Soon they met Andrew Bankson, an anthropologist who has been in the region for two years to study the Kiona tribe. Lonely and desperate, Bankson seizes the opportunity to have colleagues nearby and sets up Nell and Fen with a tribe down the river from him. Soon Bankson becomes enchanted with Nell. Inevitably, their lives become entwined and disaster looms over everything that follows.

Told through the eyes of Bankson, the book describes a fractured marriage under further pressure in a botched field trip. Interspersed with Nell's journal, the author gives a very realistic characterization of the culture they are studying. For most of the book you are there on the banks of the Sepik River, along with Nell, Fen and Bankson. I thought it was a great book, and I came away wanting to read something by Margaret Mead, the inspiration for this fictional story.


Joy D | 10469 comments I really enjoyed this one too. I have been meaning to read something about Margaret Mead for a while but haven't quite gotten to it yet. I do remember researching her life after finishing Euphoria.


Theresa | 15995 comments I read this not long ago and did like it. Much of the content, descriptions of the village, Mead's work and the marriage and affair, were taken from Mead's life and you can find photos by googling that could be scenes from the book.

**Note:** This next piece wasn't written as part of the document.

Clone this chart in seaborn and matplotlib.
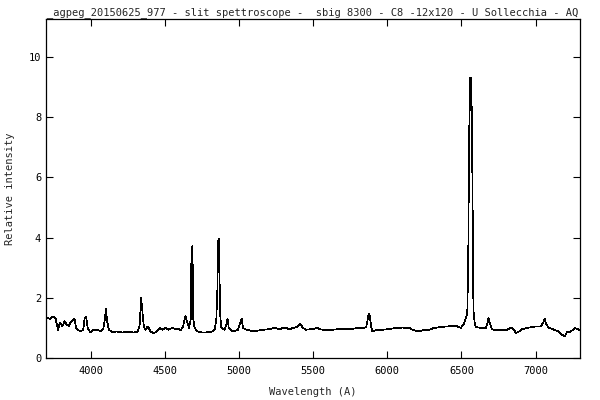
import matplotlib
matplotlib.use("Agg")
import matplotlib.pyplot as plt
import seaborn as sns
import pandas as pd

# spectrum
wavelength = [
    3697, 3702, 3724, 3746, 3762, 3778, 3791, 3807, 3823, 3836, 3852, 3863,
    3881, 3890, 3899, 3912, 3931, 3948, 3958, 3968, 3980, 3998, 4015, 4032,
    4047, 4065, 4083, 4094, 4101, 4110, 4121, 4143, 4177, 4211, 4244, 4290,
    4316, 4328, 4339, 4348, 4357, 4368, 4384, 4402, 4424, 4446, 4465, 4480,
    4503, 4525, 4547, 4570, 4593, 4605, 4622, 4638, 4648, 4662, 4673, 4679,
    4685, 4691, 4698, 4707, 4723, 4745, 4779, 4813, 4835, 4846, 4853, 4859,
    4865, 4871, 4880, 4902, 4914, 4922, 4930, 4958, 4992, 5010, 5017, 5026,
    5049, 5071, 5093, 5138, 5172, 5205, 5239, 5273, 5306, 5340, 5374, 5396,
    5412, 5430, 5452, 5497, 5531, 5542, 5587, 5632, 5677, 5722, 5766, 5811,
    5857, 5867, 5874, 5879, 5886, 5897, 5924, 5968, 6013, 6059, 6103, 6148,
    6170, 6204, 6238, 6283, 6317, 6362, 6406, 6451, 6473, 6496, 6519, 6534,
    6540, 6546, 6552, 6560, 6567, 6574, 6581, 6589, 6597, 6631, 6665, 6676,
    6682, 6692, 6705, 6732, 6777, 6810, 6833, 6851, 6867, 6889, 6911, 6956,
    7001, 7035, 7053, 7062, 7073, 7091, 7113, 7136, 7158, 7180, 7198, 7214,
    7230, 7248, 7266, 7281, 7300,
]
intensity = [
    1.40, 1.35, 1.30, 1.38, 1.30, 0.94, 1.18, 1.05, 1.22, 1.11, 1.07, 1.18,
    1.27, 1.30, 1.00, 0.94, 0.88, 0.94, 1.33, 1.36, 0.96, 0.85, 0.94, 0.92,
    0.94, 0.88, 0.96, 1.27, 1.63, 1.22, 0.94, 0.86, 0.88, 0.85, 0.86, 0.85,
    0.88, 1.05, 1.99, 1.50, 1.05, 0.94, 1.05, 0.88, 0.83, 0.88, 1.00, 0.94,
    1.00, 0.94, 1.00, 0.96, 0.96, 0.92, 1.05, 1.40, 1.22, 1.00, 1.27, 3.65,
    3.71, 1.30, 1.05, 0.94, 0.88, 0.85, 0.85, 0.87, 0.94, 1.27, 2.20, 3.90,
    3.95, 1.50, 1.00, 0.94, 1.11, 1.30, 1.00, 0.88, 0.94, 1.22, 1.30, 1.00,
    0.94, 0.92, 0.88, 0.92, 0.94, 0.96, 1.00, 0.96, 1.01, 0.96, 1.01, 1.05,
    1.14, 1.00, 0.94, 0.96, 1.00, 0.96, 0.92, 0.94, 0.96, 0.96, 0.97, 1.00,
    1.01, 1.27, 1.46, 1.46, 1.22, 0.88, 0.92, 0.94, 0.96, 1.00, 1.01, 1.00,
    0.94, 0.88, 0.92, 0.94, 1.00, 1.03, 1.05, 1.07, 1.05, 1.00, 1.16, 1.38,
    1.60, 3.30, 7.40, 9.30, 9.30, 6.00, 1.60, 1.17, 1.03, 1.00, 1.00, 1.16,
    1.33, 1.16, 0.96, 0.92, 0.92, 0.94, 1.01, 0.96, 0.83, 0.88, 0.96, 1.01,
    1.05, 1.05, 1.18, 1.30, 1.11, 1.00, 0.96, 0.92, 0.88, 0.77, 0.72, 0.88,
    0.85, 0.92, 1.00, 0.96, 0.93,
]
x_ticks = [4000, 4500, 5000, 5500, 6000, 6500, 7000]
y_ticks = [0, 2, 4, 6, 8, 10]

title = "_agpeg_20150625_977 - slit spettroscope -  sbig 8300 - C8 -12x120 - U Sollecchia - AQ"

df = pd.DataFrame({"wavelength": wavelength, "intensity": intensity})

sns.set_style("ticks")
plt.rcParams["font.family"] = ["DejaVu Sans Mono"]

fig = plt.figure(figsize=(6, 4), dpi=100)
ax = fig.add_axes([46 / 600, 42 / 400, 534 / 600, 339 / 400])

# gnuplot-like thin aliased line
sns.lineplot(data=df, x="wavelength", y="intensity", ax=ax, color="black",
             linewidth=0.5, sort=False, estimator=None, antialiased=False)

ax.set_xlim(3697, 7300)
ax.set_ylim(0, 11.26)
ax.set_xticks(x_ticks)
ax.set_yticks(y_ticks)
ax.tick_params(direction="in", length=5, width=0.8, labelsize=7.5,
               top=True, right=True, colors="black")
ax.tick_params(axis="x", pad=6)
for s in ax.spines.values():
    s.set_linewidth(0.9)
    s.set_color("black")

ax.set_xlabel("Wavelength (A)", fontsize=7.5, labelpad=8)
ax.set_ylabel("Relative intensity", fontsize=7.5, labelpad=10)
ax.set_title(title, fontsize=7.5, pad=3)

fig.savefig("out.png", dpi=100)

I also got led down an interesting rabbit hole for a bit reading about Margaret Mead, the discrediting of her work (mostly by men in research and academia) and the efforts to reinstate her prominence. It's such a suppression of a woman history. As a student at Barnard in the mid-1970s, Margaret Mead and her work were the shining star of scholarly and research success at Barnard, an icon for women students to follow. The toppling from her pedestal started not long after. There was a lot of jealousy and resentment of her success -- that she was smart enough to write and publish a book that was accessible to the public but also subject to scholarly acclaim.

Pooh on them.

I also got interested in the differing approaches and theories about field study in anthropology. In my opinion. there is no way that an isolated village can retain untouched by the outside world when someone from the outside is living in and interacting in it for a length of time, Change starts immediately.

It is an interesting book and one that would be a fabulous book club book to discuss.